Add a follower between VAS and output stage. The output capacitance seen by the VAS is huge at HF without drivers (you have multiple parallel FETs in output stage). An amp without drivers is suitable only for subwoofer.
The 2 diodes CCS has a poor PSSR. There is a regulated power supply for the LTP and VAS?

Mihai
 
That looks nice, the cap between VAS bases might cause som strange effects depending on the power supply, but it probably has nothing to do with the hum. :)

I didn't really get if you are still having problems with it, you said it was silent in "Case 5" when you didn't connect them together. But case 5 doesn't show any connection to other equipment, and an amplifier that you can't connect a signal to isn't too useful maybe? :D

Did it start humming when connecting together the grounds at the RCAs or was it when connecting to the power supply? Did it do this with open inputs, shorted inputs, inputs connected to each other with the mono cable or was it connected to the crossover? Was it in more than one of these situations?

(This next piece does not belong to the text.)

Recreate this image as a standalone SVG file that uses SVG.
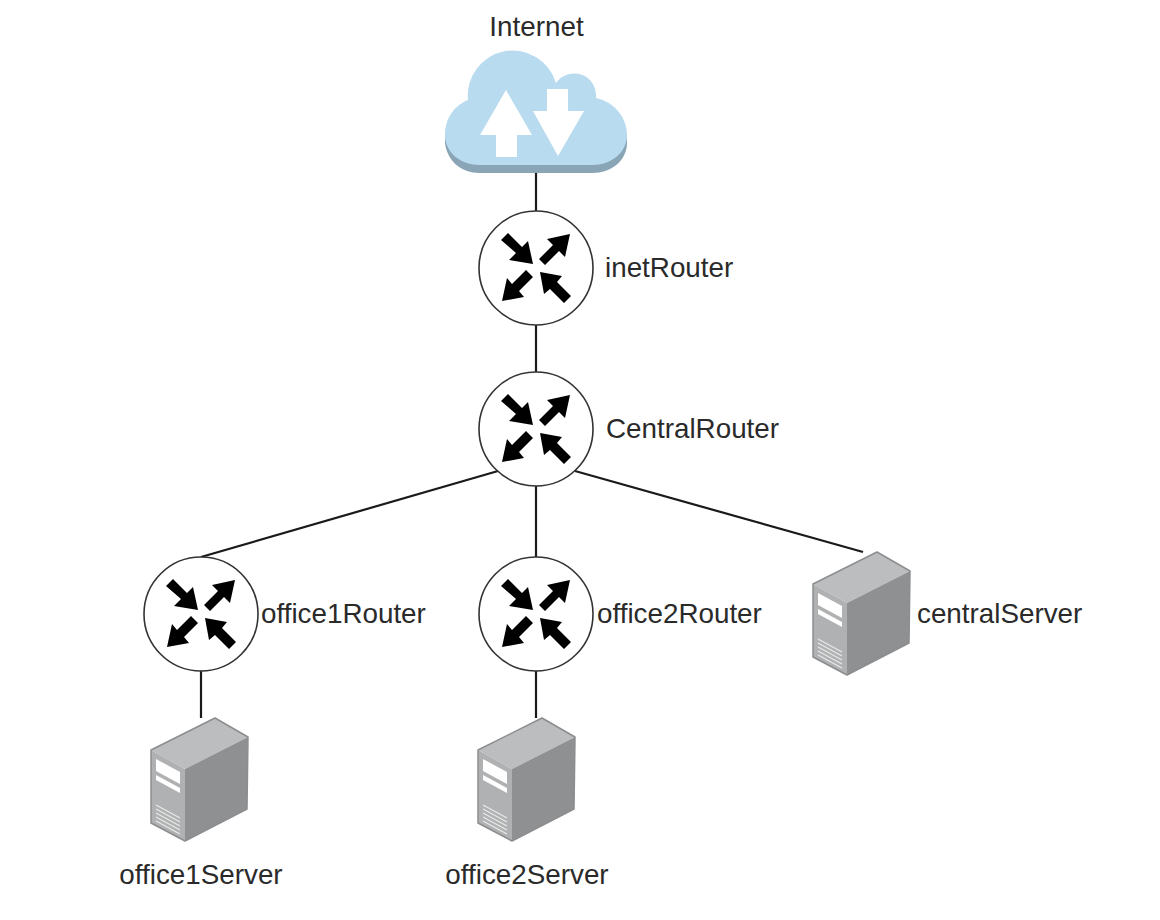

Maybe the 100n capacitor is a problem, it is usually not used in the amplifier. Usually one is used in the isolation circuit between chassis and amplifier ground though.

The mono RCA cable won't be the same thing as the real thing, in the real thing the inputs are connected to ground, not each other. The mono rca won't show you when you have a contaminated ground at the RCAs for example. Closer to the real thing would be to take RCAs in stereo and short together all four conductors at the other end.